▶ _JOB_
Transcribe, exactly as they appear, the line that contains "Emit a Python", the line that contains "1, 1], [1, 1, 1]]", and every line in between, and nothing else.

╭─ ROWS

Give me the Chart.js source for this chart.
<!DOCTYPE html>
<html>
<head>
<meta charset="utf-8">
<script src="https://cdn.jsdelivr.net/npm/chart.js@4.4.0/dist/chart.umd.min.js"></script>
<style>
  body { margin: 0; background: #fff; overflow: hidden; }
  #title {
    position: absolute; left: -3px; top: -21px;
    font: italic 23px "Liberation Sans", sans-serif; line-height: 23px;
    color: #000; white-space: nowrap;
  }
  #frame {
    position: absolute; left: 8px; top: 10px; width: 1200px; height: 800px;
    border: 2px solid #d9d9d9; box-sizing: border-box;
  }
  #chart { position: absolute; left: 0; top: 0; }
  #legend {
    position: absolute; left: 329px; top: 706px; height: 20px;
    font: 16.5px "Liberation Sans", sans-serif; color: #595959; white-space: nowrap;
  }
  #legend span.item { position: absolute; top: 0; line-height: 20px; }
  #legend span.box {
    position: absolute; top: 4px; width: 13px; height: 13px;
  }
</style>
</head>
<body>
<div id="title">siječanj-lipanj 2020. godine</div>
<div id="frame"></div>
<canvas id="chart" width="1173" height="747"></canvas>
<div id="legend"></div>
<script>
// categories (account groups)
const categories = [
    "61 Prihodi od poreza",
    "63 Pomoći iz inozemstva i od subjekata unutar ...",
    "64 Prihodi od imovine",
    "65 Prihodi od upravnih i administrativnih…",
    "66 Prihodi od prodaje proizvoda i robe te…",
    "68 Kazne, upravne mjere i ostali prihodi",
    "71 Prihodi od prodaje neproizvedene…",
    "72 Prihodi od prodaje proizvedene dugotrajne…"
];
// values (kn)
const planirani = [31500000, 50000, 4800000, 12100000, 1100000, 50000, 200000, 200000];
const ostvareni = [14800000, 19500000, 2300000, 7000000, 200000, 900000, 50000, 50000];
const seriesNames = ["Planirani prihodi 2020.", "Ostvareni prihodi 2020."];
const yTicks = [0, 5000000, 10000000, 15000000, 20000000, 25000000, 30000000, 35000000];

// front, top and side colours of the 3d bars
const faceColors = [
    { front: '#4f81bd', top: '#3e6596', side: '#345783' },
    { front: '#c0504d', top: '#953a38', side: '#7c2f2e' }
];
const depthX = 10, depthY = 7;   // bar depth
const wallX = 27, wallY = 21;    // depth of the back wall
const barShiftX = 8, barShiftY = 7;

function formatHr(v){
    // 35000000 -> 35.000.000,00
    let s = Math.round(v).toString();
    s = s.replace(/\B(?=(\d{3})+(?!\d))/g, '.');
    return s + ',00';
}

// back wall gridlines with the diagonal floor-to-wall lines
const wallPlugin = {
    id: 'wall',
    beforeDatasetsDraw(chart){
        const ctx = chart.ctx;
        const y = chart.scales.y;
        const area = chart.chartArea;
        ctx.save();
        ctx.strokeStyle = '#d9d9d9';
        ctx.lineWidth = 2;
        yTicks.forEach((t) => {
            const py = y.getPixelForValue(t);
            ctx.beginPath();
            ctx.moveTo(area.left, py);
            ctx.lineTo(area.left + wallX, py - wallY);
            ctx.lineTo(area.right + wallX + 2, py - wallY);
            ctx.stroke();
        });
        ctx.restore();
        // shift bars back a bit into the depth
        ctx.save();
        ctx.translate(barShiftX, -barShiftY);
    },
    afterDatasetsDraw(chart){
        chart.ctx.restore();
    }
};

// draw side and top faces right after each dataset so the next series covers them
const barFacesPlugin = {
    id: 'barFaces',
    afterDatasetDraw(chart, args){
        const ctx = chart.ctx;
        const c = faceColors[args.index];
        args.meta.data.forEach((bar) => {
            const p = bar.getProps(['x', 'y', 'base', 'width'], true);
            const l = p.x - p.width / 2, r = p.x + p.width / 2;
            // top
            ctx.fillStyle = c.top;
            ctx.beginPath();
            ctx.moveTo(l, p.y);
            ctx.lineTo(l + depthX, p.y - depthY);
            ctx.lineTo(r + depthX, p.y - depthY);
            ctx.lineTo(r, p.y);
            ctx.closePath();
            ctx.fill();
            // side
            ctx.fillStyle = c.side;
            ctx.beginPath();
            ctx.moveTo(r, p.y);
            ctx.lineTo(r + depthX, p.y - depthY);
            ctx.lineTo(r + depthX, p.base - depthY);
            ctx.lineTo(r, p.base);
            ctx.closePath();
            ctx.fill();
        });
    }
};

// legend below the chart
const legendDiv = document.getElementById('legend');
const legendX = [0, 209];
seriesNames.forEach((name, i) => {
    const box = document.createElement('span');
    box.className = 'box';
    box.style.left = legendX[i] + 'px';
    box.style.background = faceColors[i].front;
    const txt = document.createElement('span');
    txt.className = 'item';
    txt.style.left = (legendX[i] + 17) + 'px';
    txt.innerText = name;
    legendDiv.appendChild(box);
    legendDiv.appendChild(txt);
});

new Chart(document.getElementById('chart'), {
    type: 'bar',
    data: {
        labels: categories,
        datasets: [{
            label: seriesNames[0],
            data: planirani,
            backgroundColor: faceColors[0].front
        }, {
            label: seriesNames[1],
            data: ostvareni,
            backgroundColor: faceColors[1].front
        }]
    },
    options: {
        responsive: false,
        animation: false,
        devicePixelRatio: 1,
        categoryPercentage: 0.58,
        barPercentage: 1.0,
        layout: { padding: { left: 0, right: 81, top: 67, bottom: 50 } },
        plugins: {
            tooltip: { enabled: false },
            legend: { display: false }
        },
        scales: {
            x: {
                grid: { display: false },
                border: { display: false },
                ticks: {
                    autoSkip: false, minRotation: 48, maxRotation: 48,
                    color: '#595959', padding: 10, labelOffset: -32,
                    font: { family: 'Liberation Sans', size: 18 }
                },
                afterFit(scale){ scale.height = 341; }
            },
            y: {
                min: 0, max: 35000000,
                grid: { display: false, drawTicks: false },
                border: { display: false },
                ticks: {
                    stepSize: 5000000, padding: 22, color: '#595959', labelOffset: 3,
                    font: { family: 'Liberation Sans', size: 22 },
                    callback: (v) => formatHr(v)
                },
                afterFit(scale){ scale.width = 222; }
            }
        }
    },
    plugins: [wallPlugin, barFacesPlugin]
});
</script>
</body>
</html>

╰─
╭─ ROWS

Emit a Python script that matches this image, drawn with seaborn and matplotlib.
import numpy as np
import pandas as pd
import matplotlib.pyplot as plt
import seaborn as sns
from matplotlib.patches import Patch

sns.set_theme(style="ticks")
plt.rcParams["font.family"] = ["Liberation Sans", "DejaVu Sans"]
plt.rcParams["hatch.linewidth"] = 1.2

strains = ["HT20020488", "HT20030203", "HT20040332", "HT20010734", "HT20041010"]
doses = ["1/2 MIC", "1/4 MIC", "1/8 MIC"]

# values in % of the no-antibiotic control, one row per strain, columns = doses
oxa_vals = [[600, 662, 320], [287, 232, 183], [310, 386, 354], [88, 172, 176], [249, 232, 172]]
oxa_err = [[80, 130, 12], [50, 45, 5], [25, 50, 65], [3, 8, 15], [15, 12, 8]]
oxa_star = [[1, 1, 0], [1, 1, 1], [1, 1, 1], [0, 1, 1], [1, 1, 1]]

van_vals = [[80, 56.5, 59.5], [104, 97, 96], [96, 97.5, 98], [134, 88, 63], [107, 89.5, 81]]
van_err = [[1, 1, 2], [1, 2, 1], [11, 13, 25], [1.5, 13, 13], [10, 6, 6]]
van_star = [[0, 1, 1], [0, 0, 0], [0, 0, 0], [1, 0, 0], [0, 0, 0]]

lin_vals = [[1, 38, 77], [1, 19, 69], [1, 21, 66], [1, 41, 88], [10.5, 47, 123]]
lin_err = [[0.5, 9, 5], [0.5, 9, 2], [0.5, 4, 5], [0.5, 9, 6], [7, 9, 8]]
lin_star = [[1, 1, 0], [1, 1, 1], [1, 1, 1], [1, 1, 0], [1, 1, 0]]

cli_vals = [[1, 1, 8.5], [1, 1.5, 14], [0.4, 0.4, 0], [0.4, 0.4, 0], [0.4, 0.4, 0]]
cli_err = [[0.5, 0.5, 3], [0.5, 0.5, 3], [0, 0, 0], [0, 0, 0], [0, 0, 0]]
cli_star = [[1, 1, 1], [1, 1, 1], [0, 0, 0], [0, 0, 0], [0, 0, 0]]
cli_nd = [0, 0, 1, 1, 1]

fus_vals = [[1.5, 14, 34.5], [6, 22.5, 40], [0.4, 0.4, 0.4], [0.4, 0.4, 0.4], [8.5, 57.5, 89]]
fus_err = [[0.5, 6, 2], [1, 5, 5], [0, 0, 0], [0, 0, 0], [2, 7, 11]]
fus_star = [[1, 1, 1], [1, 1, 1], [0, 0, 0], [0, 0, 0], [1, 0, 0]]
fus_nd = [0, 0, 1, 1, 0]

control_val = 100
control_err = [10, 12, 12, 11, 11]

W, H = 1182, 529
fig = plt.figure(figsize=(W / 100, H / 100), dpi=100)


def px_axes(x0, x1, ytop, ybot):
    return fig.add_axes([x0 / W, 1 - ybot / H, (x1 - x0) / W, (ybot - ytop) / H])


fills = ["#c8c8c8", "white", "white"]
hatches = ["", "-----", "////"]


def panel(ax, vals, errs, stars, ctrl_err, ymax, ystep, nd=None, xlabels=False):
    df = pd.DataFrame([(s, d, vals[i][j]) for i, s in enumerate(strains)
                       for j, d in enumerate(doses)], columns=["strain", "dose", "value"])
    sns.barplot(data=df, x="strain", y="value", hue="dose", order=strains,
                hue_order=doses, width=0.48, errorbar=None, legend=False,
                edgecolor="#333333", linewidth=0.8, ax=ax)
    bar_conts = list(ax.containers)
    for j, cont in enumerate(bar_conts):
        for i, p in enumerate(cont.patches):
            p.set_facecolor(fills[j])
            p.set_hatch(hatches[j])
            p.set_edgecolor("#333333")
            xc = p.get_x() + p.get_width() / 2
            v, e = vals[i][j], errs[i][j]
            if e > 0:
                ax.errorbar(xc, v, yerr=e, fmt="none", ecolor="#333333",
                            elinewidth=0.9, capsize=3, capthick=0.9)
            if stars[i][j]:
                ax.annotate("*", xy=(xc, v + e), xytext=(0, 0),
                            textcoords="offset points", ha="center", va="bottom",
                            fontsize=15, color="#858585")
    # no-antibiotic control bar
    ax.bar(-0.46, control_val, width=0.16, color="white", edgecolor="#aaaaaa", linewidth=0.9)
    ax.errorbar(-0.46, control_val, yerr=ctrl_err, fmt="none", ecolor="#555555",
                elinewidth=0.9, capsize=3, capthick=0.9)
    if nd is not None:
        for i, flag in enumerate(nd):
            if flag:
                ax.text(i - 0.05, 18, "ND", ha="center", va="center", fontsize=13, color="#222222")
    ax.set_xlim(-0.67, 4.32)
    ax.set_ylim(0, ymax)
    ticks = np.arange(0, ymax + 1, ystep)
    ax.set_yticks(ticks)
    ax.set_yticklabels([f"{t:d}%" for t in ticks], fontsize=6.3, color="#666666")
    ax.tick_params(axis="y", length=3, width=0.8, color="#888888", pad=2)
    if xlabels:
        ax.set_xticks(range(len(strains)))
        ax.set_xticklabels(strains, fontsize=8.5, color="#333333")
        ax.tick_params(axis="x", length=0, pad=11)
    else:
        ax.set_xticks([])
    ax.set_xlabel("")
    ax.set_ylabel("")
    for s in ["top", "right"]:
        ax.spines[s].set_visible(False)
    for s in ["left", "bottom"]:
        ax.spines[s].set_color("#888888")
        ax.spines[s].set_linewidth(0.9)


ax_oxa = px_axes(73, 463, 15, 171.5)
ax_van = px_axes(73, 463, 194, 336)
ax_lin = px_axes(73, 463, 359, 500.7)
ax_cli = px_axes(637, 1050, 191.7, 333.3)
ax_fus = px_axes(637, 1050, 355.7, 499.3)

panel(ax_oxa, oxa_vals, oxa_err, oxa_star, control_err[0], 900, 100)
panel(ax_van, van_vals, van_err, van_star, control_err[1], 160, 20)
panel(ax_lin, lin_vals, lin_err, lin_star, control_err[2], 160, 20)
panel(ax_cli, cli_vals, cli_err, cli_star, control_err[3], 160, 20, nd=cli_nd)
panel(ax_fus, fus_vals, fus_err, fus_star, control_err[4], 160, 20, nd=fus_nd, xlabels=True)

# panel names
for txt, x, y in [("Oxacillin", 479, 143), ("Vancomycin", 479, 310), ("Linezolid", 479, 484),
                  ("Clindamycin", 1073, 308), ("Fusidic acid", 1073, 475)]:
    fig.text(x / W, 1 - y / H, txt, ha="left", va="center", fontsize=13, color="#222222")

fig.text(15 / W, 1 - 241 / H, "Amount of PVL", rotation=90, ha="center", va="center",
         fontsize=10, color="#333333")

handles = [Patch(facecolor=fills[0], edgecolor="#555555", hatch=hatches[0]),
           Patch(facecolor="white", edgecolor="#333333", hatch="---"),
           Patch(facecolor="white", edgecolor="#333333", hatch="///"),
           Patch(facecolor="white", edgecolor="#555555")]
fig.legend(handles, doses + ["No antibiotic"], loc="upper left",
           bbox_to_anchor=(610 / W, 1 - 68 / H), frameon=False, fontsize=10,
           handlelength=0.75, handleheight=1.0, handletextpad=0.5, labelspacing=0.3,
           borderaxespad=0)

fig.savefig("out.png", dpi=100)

╰─

▶ _SOLUTION_
Emit a Python script that matches this image, drawn with seaborn and matplotlib.
import numpy as np
import pandas as pd
import matplotlib.pyplot as plt
import seaborn as sns
from matplotlib.patches import Patch

sns.set_theme(style="ticks")
plt.rcParams["font.family"] = ["Liberation Sans", "DejaVu Sans"]
plt.rcParams["hatch.linewidth"] = 1.2

strains = ["HT20020488", "HT20030203", "HT20040332", "HT20010734", "HT20041010"]
doses = ["1/2 MIC", "1/4 MIC", "1/8 MIC"]

# values in % of the no-antibiotic control, one row per strain, columns = doses
oxa_vals = [[600, 662, 320], [287, 232, 183], [310, 386, 354], [88, 172, 176], [249, 232, 172]]
oxa_err = [[80, 130, 12], [50, 45, 5], [25, 50, 65], [3, 8, 15], [15, 12, 8]]
oxa_star = [[1, 1, 0], [1, 1, 1], [1, 1, 1], [0, 1, 1], [1, 1, 1]]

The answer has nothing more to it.